The importance of the Law of Treasure is largely the result of the spectacular growth in the activity of metal detecting which, starting in the 1960's, has grown so much in popularity that it now brings to our knowledge each year more than a thousand objects of historical, cultural or archaeological interest.
The nature and volume of these finds has in turn led to a greater public concern to ensure that measures exist which will be conducive to the retention and effective preservation of the more important of those objects.
It is, of course, essential that facilities exist for the physical examination and conservation of finds and that those facilities should be accessible and adequate.
But the law has an important part to play in this process by ensuring that finds of substantial value or importance should be preserved for the nation and made available to the public in museums.

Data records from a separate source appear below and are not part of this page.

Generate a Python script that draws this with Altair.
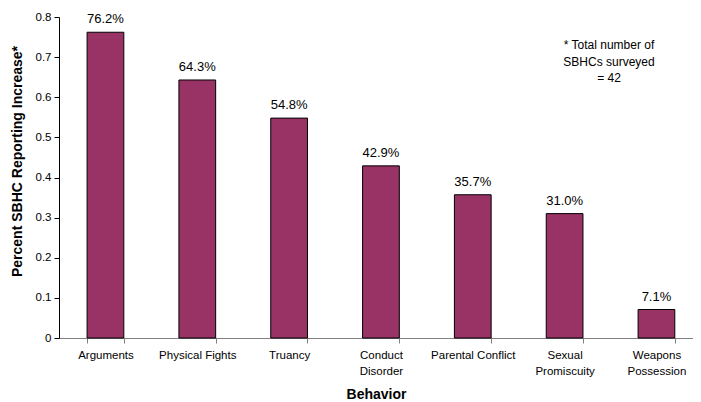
import altair as alt
import pandas as pd

categories = ["Arguments", "Physical Fights", "Truancy", "Conduct\nDisorder",
              "Parental Conflict", "Sexual\nPromiscuity", "Weapons\nPossession"]
values = [0.762, 0.643, 0.548, 0.429, 0.357, 0.310, 0.071]
labels = ["76.2%", "64.3%", "54.8%", "42.9%", "35.7%", "31.0%", "7.1%"]
note_lines = ["* Total number of", "SBHCs surveyed", "= 42"]

df = pd.DataFrame({"Behavior": categories, "value": values, "label": labels})

FONT = "Liberation Sans"

x_enc = alt.X("Behavior:N", sort=categories, title="Behavior",
              scale=alt.Scale(paddingInner=0.6, paddingOuter=0.252, align=0.607),
              axis=alt.Axis(labelAngle=0,
                            labelExpr="datum.value ? split(datum.value, '\\n') : ''",
                            tickBand="extent", labelFontSize=11.5, labelColor="black",
                            labelFont=FONT, labelPadding=6, labelLineHeight=16,
                            titleFont=FONT, titleFontSize=14, titleFontWeight="bold",
                            titleColor="black", titlePadding=11,
                            domainColor="#808080", tickColor="#808080", tickSize=5))

y_enc = alt.Y("value:Q", title="Percent SBHC Reporting Increase*",
              scale=alt.Scale(domain=[0, 0.8], nice=False),
              axis=alt.Axis(values=[0, 0.1, 0.2, 0.3, 0.4, 0.5, 0.6, 0.7, 0.8],
                            format="~g", grid=False, labelFontSize=11.5, labelFont=FONT,
                            labelColor="black", domainColor="black", tickColor="black",
                            tickSize=5, labelPadding=3,
                            titleFont=FONT, titleFontSize=14, titleFontWeight="bold",
                            titleColor="black", titlePadding=11, titleY=144))

bars = alt.Chart(df).mark_bar(color="#993366", stroke="black", strokeWidth=1).encode(
    x=x_enc, y=y_enc)

text = alt.Chart(df).mark_text(baseline="alphabetic", dy=-9, fontSize=13, font=FONT,
                               color="black").encode(
    x=alt.X("Behavior:N", sort=categories), y="value:Q", text="label:N")

note = alt.Chart(pd.DataFrame({"a": [0]})).mark_text(
    text=note_lines, fontSize=12, font=FONT, color="black", align="center",
    baseline="middle", lineHeight=16.5).encode(
    x=alt.value(550), y=alt.value(28))

chart = alt.layer(bars, text, note).properties(
    width=634, height=321,
    autosize=alt.AutoSizeParams(type="none"),
    padding={"left": 51, "top": 9, "right": 0, "bottom": 64},
).configure_view(stroke=None)

chart.save("out.html", embed_options={"renderer": "svg", "actions": False})
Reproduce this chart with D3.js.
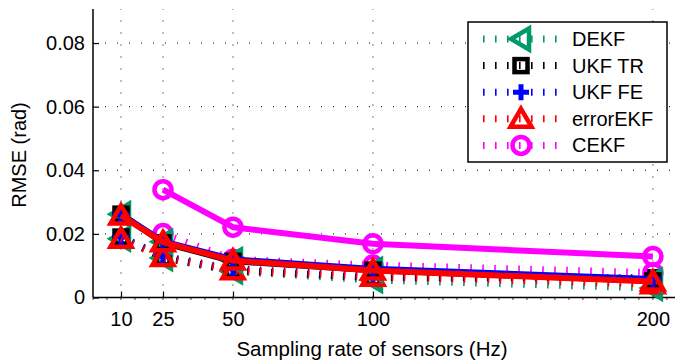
<!DOCTYPE html>
<html><head><meta charset="utf-8">
<script src="https://cdn.jsdelivr.net/npm/d3@7"></script>
<style>body{margin:0;background:#fff}svg{display:block}text{font-family:"Liberation Sans",Arial,Helvetica,sans-serif}</style>
</head><body><svg id="c" width="675" height="360"></svg>
<script>
const rates = [10, 25, 50, 100, 200];
const xTicks = [10, 25, 50, 100, 200];
const yTicks = [0, 0.02, 0.04, 0.06, 0.08];
const yTickLabels = ["0", "0.02", "0.04", "0.06", "0.08"];
const seriesNames = ["DEKF", "UKF TR", "UKF FE", "errorEKF", "CEKF"];
// solid-line set
const dekfA     = [0.0262, 0.0175, 0.0117, 0.0087, 0.0053];
const ukfTrA    = [0.0262, 0.0172, 0.0114, 0.0086, 0.0052];
const ukfFeA    = [0.0261, 0.0176, 0.0120, 0.0090, 0.0058];
const errorEkfA = [0.0258, 0.0174, 0.0116, 0.0085, 0.0050];
const cekfA     = [null, 0.0339, 0.0221, 0.0169, 0.0129];
// dotted-line set
const dekfB     = [0.0185, 0.0124, 0.0082, 0.0055, 0.0030];
const ukfTrB    = [0.0190, 0.0125, 0.0085, 0.0062, 0.0062];
const ukfFeB    = [0.0190, 0.0130, 0.0090, 0.0070, 0.0056];
const errorEkfB = [0.0185, 0.0127, 0.0086, 0.0065, 0.0042];
const cekfB     = [null, 0.0201, 0.0120, 0.0102, 0.0078];

const colors = ["#00996a", "#000000", "#0000ff", "#ff0000", "#ff00ff"];
const markers = ["ltri", "square", "plus", "tri", "circle"];
const setA = [dekfA, ukfTrA, ukfFeA, errorEkfA, cekfA];
const setB = [dekfB, ukfTrB, ukfFeB, errorEkfB, cekfB];
const drawOrder = [0, 1, 2, 4, 3];

const svg = d3.select("#c");
const x = d3.scaleLinear().domain([0, 207.9]).range([93, 675]);
const y = d3.scaleLinear().domain([0, 0.0907]).range([297.5, 9]);

// grid
const g = svg.append("g");
g.selectAll("line.gx").data(xTicks).join("line")
  .attr("x1", d => x(d)).attr("x2", d => x(d)).attr("y1", y(0)).attr("y2", 9)
  .attr("stroke", "#000").attr("stroke-width", 1).attr("stroke-dasharray", "1,11");
g.selectAll("line.gy").data(yTicks.slice(1)).join("line")
  .attr("x1", 93).attr("x2", 675).attr("y1", d => y(d)).attr("y2", d => y(d))
  .attr("stroke", "#000").attr("stroke-width", 1).attr("stroke-dasharray", "1,11");

// axes
const xAxis = d3.axisBottom(x).tickValues(xTicks).tickSize(-6).tickPadding(14).tickFormat(d3.format("d"));
const yAxis = d3.axisLeft(y).tickValues(yTicks).tickSize(-6).tickPadding(8).tickFormat((d, i) => yTickLabels[i]);
const minor = d3.range(0, 208, 5);
svg.append("g").selectAll("line").data(minor).join("line")
  .attr("x1", d => x(d)).attr("x2", d => x(d)).attr("y1", y(0)).attr("y2", y(0) + 2.5)
  .attr("stroke", "#444").attr("stroke-width", 1);
const ax = svg.append("g").attr("transform", `translate(0,${y(0)})`).call(xAxis);
const ay = svg.append("g").attr("transform", `translate(93,0)`).call(yAxis);
[ax, ay].forEach(a => {
  a.select(".domain").attr("stroke", "#000").attr("stroke-width", 1.5);
  a.selectAll(".tick line").attr("stroke", "#000").attr("stroke-width", 1.2);
  a.selectAll("text").attr("font-size", 20).attr("fill", "#000").attr("font-family", '"Liberation Sans",Arial,sans-serif');
});
ax.select(".domain").attr("d", `M93,0H675`);
ay.select(".domain").attr("d", `M0,${y(0)}V9`);

svg.append("text").attr("x", 372).attr("y", 356).attr("text-anchor", "middle")
  .attr("font-size", 20.5).text("Sampling rate of sensors (Hz)");
svg.append("text").attr("transform", "translate(26,155) rotate(-90)").attr("text-anchor", "middle")
  .attr("font-size", 20).text("RMSE (rad)");

function drawMarker(sel, type, color) {
  if (type === "tri") sel.append("path").attr("d", "M0,-10L10.5,8L-10.5,8Z").attr("fill", "none").attr("stroke", color).attr("stroke-width", 4.5).attr("stroke-linejoin", "miter");
  else if (type === "ltri") sel.append("path").attr("d", "M-10,0L8,-10.5L8,10.5Z").attr("fill", "none").attr("stroke", color).attr("stroke-width", 4.5);
  else if (type === "square") sel.append("rect").attr("x", -6.5).attr("y", -6.5).attr("width", 13).attr("height", 13).attr("fill", "none").attr("stroke", color).attr("stroke-width", 4.5);
  else if (type === "plus") sel.append("path").attr("d", "M-8,0H8M0,-8V8").attr("stroke", color).attr("stroke-width", 5);
  else if (type === "circle") sel.append("circle").attr("r", 8.5).attr("fill", "none").attr("stroke", color).attr("stroke-width", 4.5);
}

const line = d3.line().defined(d => d[1] != null).x(d => x(d[0])).y(d => y(d[1]));
const plot = svg.append("g");
// dotted set
drawOrder.forEach(i => {
  const pts = rates.map((r, k) => [r, setB[i][k]]);
  plot.append("path").attr("d", line(pts)).attr("fill", "none").attr("stroke", colors[i])
    .attr("stroke-width", 7).attr("stroke-dasharray", "1.6,10.4");
  pts.filter(p => p[1] != null).forEach(p => {
    drawMarker(plot.append("g").attr("transform", `translate(${x(p[0])},${y(p[1])})`), markers[i], colors[i]);
  });
});
// solid set
drawOrder.forEach(i => {
  const pts = rates.map((r, k) => [r, setA[i][k]]);
  plot.append("path").attr("d", line(pts)).attr("fill", "none").attr("stroke", colors[i])
    .attr("stroke-width", 6).attr("stroke-linejoin", "round");
  pts.filter(p => p[1] != null).forEach(p => {
    drawMarker(plot.append("g").attr("transform", `translate(${x(p[0])},${y(p[1])})`), markers[i], colors[i]);
  });
});

// legend
const lg = svg.append("g");
lg.append("rect").attr("x", 468).attr("y", 22).attr("width", 199).attr("height", 140)
  .attr("fill", "#fff").attr("stroke", "#000").attr("stroke-width", 1.5);
seriesNames.forEach((name, i) => {
  const cy = 39 + i * 26.6;
  lg.append("line").attr("x1", 483).attr("x2", 560).attr("y1", cy).attr("y2", cy)
    .attr("stroke", colors[i]).attr("stroke-width", 7).attr("stroke-dasharray", "1.6,10.4");
  drawMarker(lg.append("g").attr("transform", `translate(521,${cy})`), markers[i], colors[i]);
  lg.append("text").attr("x", 572).attr("y", cy + 7).attr("font-size", 20).text(name);
});
</script></body></html>
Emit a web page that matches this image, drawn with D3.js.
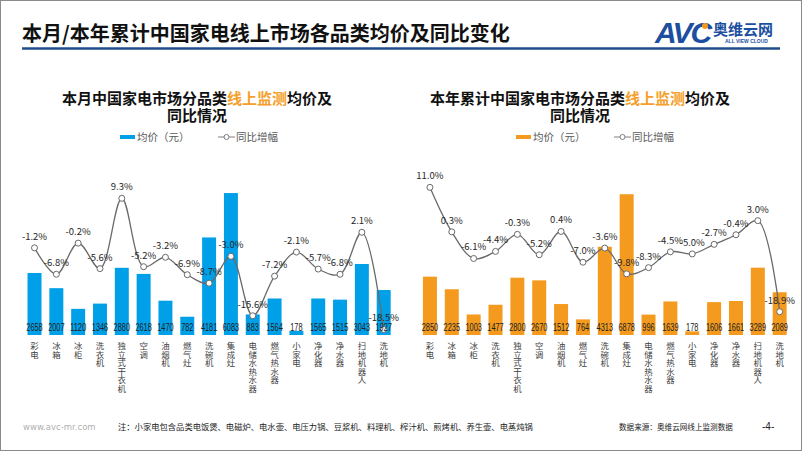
<!DOCTYPE html>
<html><head><meta charset="utf-8">
<script src="https://cdn.jsdelivr.net/npm/d3@7"></script>
<style>body{margin:0;background:#fff}svg{display:block}</style>
</head><body><svg id="c" width="802" height="451"></svg>
<script>
const categories = ["彩电","冰箱","冰柜","洗衣机","独立式干衣机","空调","油烟机","燃气灶","洗碗机","集成灶","电储水热水器","燃气热水器","小家电","净化器","净水器","扫地机器人","洗地机"];
const monthPrice = [2658,2007,1120,1346,2880,2618,1470,782,4181,6083,883,1564,178,1565,1515,3043,1927];
const monthYoY = [-1.2,-6.8,-0.2,-5.6,9.3,-5.2,-3.2,-6.9,-8.7,-3.0,-15.6,-7.2,-2.1,-5.7,-6.8,2.1,-18.5];
const ytdPrice = [2850,2235,1003,1477,2800,2670,1512,764,4313,6878,996,1639,178,1606,1661,3289,2089];
const ytdYoY = [11.0,0.3,-6.1,-4.4,-0.3,-5.2,0.4,-7.0,-3.6,-9.8,-8.3,-4.5,-5.0,-2.7,-0.4,3.0,-18.9];
const legendLabels = ["均价（元）","同比增幅"];
const mainTitle = "本月/本年累计中国家电线上市场各品类均价及同比变化";
const subTitles = [["本月中国家电市场分品类","线上监测","均价及"],["本年累计中国家电市场分品类","线上监测","均价及"]];
const subTitle2 = "同比情况";

const svg = d3.select("#c");
const CJK = "'Noto Sans CJK SC','Noto Sans',sans-serif";

// frame
svg.append("rect").attr("x",0.5).attr("y",0.5).attr("width",801).attr("height",450).attr("fill","none").attr("stroke","#8a8a8a");

// title
svg.append("text").attr("x",22).attr("y",41).attr("font-family",CJK).attr("font-weight","bold")
  .attr("font-size",20).attr("fill","#111").text(mainTitle);
svg.append("line").attr("x1",22).attr("x2",780).attr("y1",48.5).attr("y2",48.5).attr("stroke","#1F4E8C").attr("stroke-width",2.5);

// logo
const logo = svg.append("g");
logo.append("text").attr("x",655).attr("y",43).attr("font-family","'Liberation Sans',sans-serif").attr("font-weight","bold")
  .attr("font-style","italic").attr("font-size",30).attr("fill","#1C4FA0").attr("letter-spacing",-2).text("AVC");
logo.append("circle").attr("cx",705).attr("cy",26).attr("r",3).attr("fill","#F39A1F");
logo.append("text").attr("x",713).attr("y",35).attr("font-family",CJK).attr("font-weight","bold")
  .attr("font-size",15).attr("fill","#1C4FA0").text("奥维云网");
logo.append("text").attr("x",725).attr("y",43).attr("font-family","'Liberation Sans',sans-serif").attr("font-weight","bold")
  .attr("font-size",5).attr("fill","#1C4FA0").text("ALL VIEW CLOUD");

function drawChart(cfg){
  const x = d3.scaleBand().domain(categories).range(cfg.xr).paddingInner(0.36).paddingOuter(0.18);
  const y = d3.scaleLinear().domain([0,cfg.ymax]).range([335,160]);
  const yp = d3.scaleLinear().domain([-20,12]).range(cfg.ypr);
  const g = svg.append("g");
  const bw = x.bandwidth();
  const cx = d => x(d)+bw/2;

  // subtitle
  const st = g.append("text").attr("x",cfg.tx).attr("y",104).attr("text-anchor","middle")
    .attr("font-family",CJK).attr("font-weight","bold").attr("font-size",15).attr("fill","#111");
  st.append("tspan").text(cfg.sub[0]);
  st.append("tspan").attr("fill","#F5A02A").text(cfg.sub[1]);
  st.append("tspan").text(cfg.sub[2]);
  g.append("text").attr("x",cfg.tx).attr("y",121).attr("text-anchor","middle")
    .attr("font-family",CJK).attr("font-weight","bold").attr("font-size",15).attr("fill","#111").text(subTitle2);

  // legend
  const lg = g.append("g").attr("transform",`translate(${cfg.lx},137)`);
  lg.append("rect").attr("x",0).attr("y",-2).attr("width",15).attr("height",4).attr("fill",cfg.color);
  lg.append("text").attr("x",17).attr("y",4).attr("font-family",CJK).attr("font-size",10.5).attr("fill","#595959").text(legendLabels[0]);
  lg.append("line").attr("x1",98).attr("x2",115).attr("y1",0).attr("y2",0).attr("stroke","#7f7f7f").attr("stroke-width",1);
  lg.append("circle").attr("cx",106.5).attr("cy",0).attr("r",2.5).attr("fill","#fff").attr("stroke","#7f7f7f");
  lg.append("text").attr("x",116).attr("y",4).attr("font-family",CJK).attr("font-size",10.5).attr("fill","#595959").text(legendLabels[1]);

  // bars
  g.selectAll("rect.bar").data(categories).join("rect").attr("class","bar")
    .attr("x",d=>x(d)).attr("width",bw)
    .attr("y",(d,i)=>y(cfg.price[i])).attr("height",(d,i)=>y(0)-y(cfg.price[i]))
    .attr("fill",cfg.color);

  // line
  const line = d3.line().x((d,i)=>cx(categories[i])).y(d=>yp(d)).curve(d3.curveCatmullRom.alpha(0.5));
  g.append("path").attr("d",line(cfg.yoy)).attr("fill","none").attr("stroke","#6a6a6a").attr("stroke-width",1.3);
  g.selectAll("circle.pt").data(cfg.yoy).join("circle").attr("class","pt")
    .attr("cx",(d,i)=>cx(categories[i])).attr("cy",d=>yp(d)).attr("r",3)
    .attr("fill","#fff").attr("stroke","#6a6a6a").attr("stroke-width",1);

  // yoy labels
  g.selectAll("text.pl").data(cfg.yoy).join("text").attr("class","pl")
    .attr("x",(d,i)=>cx(categories[i])).attr("y",d=>yp(d)-8)
    .attr("text-anchor","middle").attr("font-family",CJK).attr("font-size",9.5).attr("fill","#262626")
    .text(d=>d3.format(".1f")(d).replace("−","-")+"%");

  // value labels (condensed)
  g.selectAll("text.vl").data(cfg.price).join("text").attr("class","vl")
    .attr("x",(d,i)=>cx(categories[i])).attr("y",331)
    .attr("text-anchor","middle").attr("font-family","'Liberation Sans',sans-serif")
    .attr("font-size",10).attr("fill","#222")
    .attr("textLength",d=>String(d).length*4.1).attr("lengthAdjust","spacingAndGlyphs")
    .text(d=>d);

  // axis labels: one stacked character per row
  categories.forEach(c=>{
    Array.from(c).forEach((ch,j)=>{
      g.append("text").attr("x",cx(c)).attr("y",349+j*8.6).attr("text-anchor","middle").attr("font-family",CJK)
        .attr("font-size",8.4).attr("fill","#404040").text(ch);
    });
  });
}

drawChart({xr:[23.6,394.6], ymax:7500, ypr:[336.5,185.6], price:monthPrice, yoy:monthYoY, color:"#00A0E9",
  sub:subTitles[0], tx:197, lx:120});
drawChart({xr:[419,790.6], ymax:8550, ypr:[316.3,183.2], price:ytdPrice, yoy:ytdYoY, color:"#F39A1F",
  sub:subTitles[1], tx:580, lx:516});

// footer
svg.append("text").attr("x",23).attr("y",430).attr("font-family","'DejaVu Sans',sans-serif").attr("font-size",8.5)
  .attr("fill","#b0b0b0").text("www.avc-mr.com");
svg.append("text").attr("x",118).attr("y",430).attr("font-family",CJK).attr("font-size",8.3)
  .attr("fill","#222").text("注：小家电包含品类电饭煲、电磁炉、电水壶、电压力锅、豆浆机、料理机、榨汁机、煎烤机、养生壶、电蒸炖锅");
svg.append("text").attr("x",619).attr("y",430).attr("font-family",CJK).attr("font-size",7.6)
  .attr("fill","#222").text("数据来源：奥维云网线上监测数据");
svg.append("text").attr("x",762).attr("y",430).attr("font-family","'Liberation Sans',sans-serif").attr("font-size",10)
  .attr("fill","#222").text("-4-");
</script></body></html>
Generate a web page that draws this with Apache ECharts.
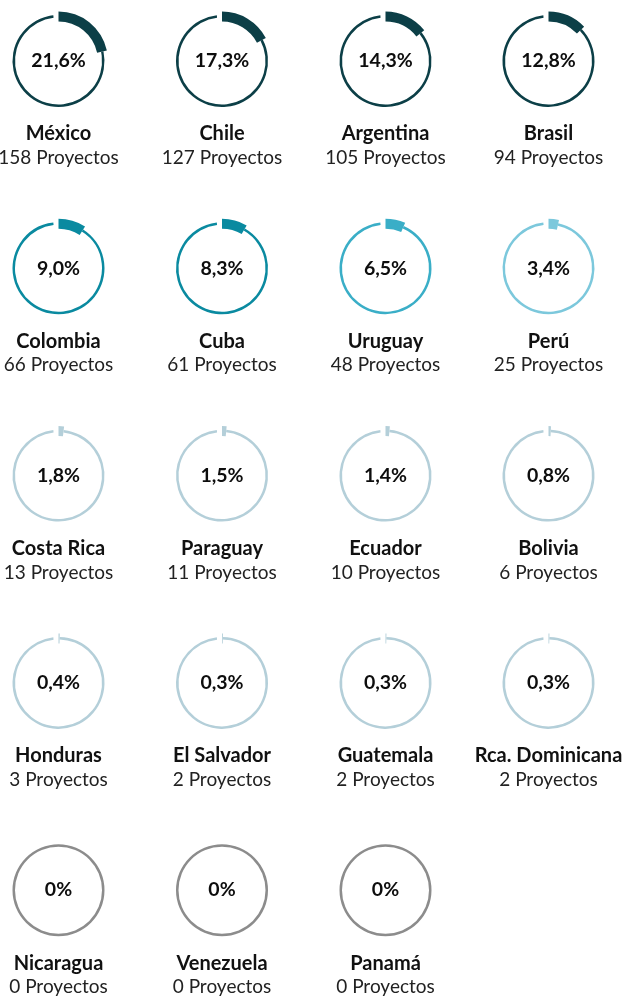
<!DOCTYPE html>
<html>
<head>
<meta charset="utf-8">
<script src="https://cdn.jsdelivr.net/npm/echarts@6/dist/echarts.min.js"></script>
<style>
  html, body { margin: 0; padding: 0; background: #fff; }
  #chart { width: 622px; height: 999px; }
</style>
</head>
<body>
<div id="chart"></div>
<script>
// datos por país
const countries = ['México', 'Chile', 'Argentina', 'Brasil',
  'Colombia', 'Cuba', 'Uruguay', 'Perú',
  'Costa Rica', 'Paraguay', 'Ecuador', 'Bolivia',
  'Honduras', 'El Salvador', 'Guatemala', 'Rca. Dominicana',
  'Nicaragua', 'Venezuela', 'Panamá']
const projects = [158, 127, 105, 94, 66, 61, 48, 25, 13, 11, 10, 6, 3, 2, 2, 2, 0, 0, 0]
const shares = [21.6, 17.3, 14.3, 12.8, 9.0, 8.3, 6.5, 3.4, 1.8, 1.5, 1.4, 0.8, 0.4, 0.3, 0.3, 0.3, 0, 0, 0]

// colores de cada anillo
const ringColors = ['#0c3f47', '#0c3f47', '#0c3f47', '#0c3f47',
  '#0a8aa0', '#0a8aa0', '#3aaec7', '#7cc8dc',
  '#b4cfd9', '#b4cfd9', '#b4cfd9', '#b4cfd9',
  '#b4cfd9', '#b4cfd9', '#b4cfd9', '#b4cfd9',
  '#8c8c8c', '#8c8c8c', '#8c8c8c']

const colX = [58.5, 222, 385.5, 548.5]
const rowY0 = 61
const rowStep = 207.3
const gap = 1.8 // hueco antes del arco
const font = 'Lato, "Noto Sans", sans-serif'

const fmtShare = v => v === 0 ? '0%' : v.toFixed(1).replace('.', ',') + '%'

const series = []
const graphic = []

countries.forEach((name, i) => {
  const cx = colX[i % 4]
  const cy = rowY0 + Math.floor(i / 4) * rowStep
  const color = ringColors[i]
  const share = shares[i]
  const g = share > 0 ? gap : 0

  // anillo fino
  series.push({
    type: 'pie',
    silent: true,
    animation: false,
    center: [cx, cy],
    radius: [43.5, 46],
    startAngle: 90,
    label: { show: false },
    labelLine: { show: false },
    data: [
      { value: share, itemStyle: { color: 'transparent' } },
      {
        value: 100 - share - g,
        itemStyle: { color: color },
        label: {
          show: true,
          position: 'center',
          formatter: () => fmtShare(share),
          color: '#0d0d0d',
          fontFamily: font,
          fontWeight: 'bold',
          fontSize: 19.5
        }
      },
      { value: g, itemStyle: { color: 'transparent' } }
    ]
  })

  // arco grueso del porcentaje
  if (share > 0) {
    series.push({
      type: 'pie',
      silent: true,
      animation: false,
      center: [cx, cy],
      radius: [39.5, 49.5],
      startAngle: 90,
      label: { show: false },
      labelLine: { show: false },
      data: [
        { value: share, itemStyle: { color: color } },
        { value: 100 - share, itemStyle: { color: 'transparent' } }
      ]
    })
  }

  graphic.push({
    type: 'text',
    x: cx,
    y: cy + 73,
    silent: true,
    style: {
      text: name,
      align: 'center',
      verticalAlign: 'middle',
      fontFamily: font,
      fontWeight: 'bold',
      fontSize: 20,
      fill: '#111'
    }
  })
  graphic.push({
    type: 'text',
    x: cx,
    y: cy + 97,
    silent: true,
    style: {
      text: projects[i] + ' Proyectos',
      align: 'center',
      verticalAlign: 'middle',
      fontFamily: font,
      fontSize: 19,
      fill: '#222'
    }
  })
})

const chart = echarts.init(document.getElementById('chart'))
chart.setOption({
  animation: false,
  backgroundColor: '#fff',
  series: series,
  graphic: graphic
})
</script>
</body>
</html>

For many hundreds of years, the Law of Treasure was the common law of treasure trove.
Today it is essentially based on the Treasure Act 1996.
Although the Act is a great improvement on the common law it is nevertheless not always rational and the meaning of some of its provisions is sometimes obscure.
This book aims to provide a reliable guide to the Law of Treasure in England, Wales and Northern Ireland and also to explain the role played by legal institutions, such as the Coroner, in that process.
This book will be of interest to archaeologists, museums, coroner's offices, finds liaison officers, farmers and landlords' associations.
It will also be of interest and utility to metal detectorists since, in addition to explaining what objects are considered to be treasure by the law, it explains the legal restrictions on searching for artefacts, the duty to report finds of treasure and the structure of the valuation process and rewards.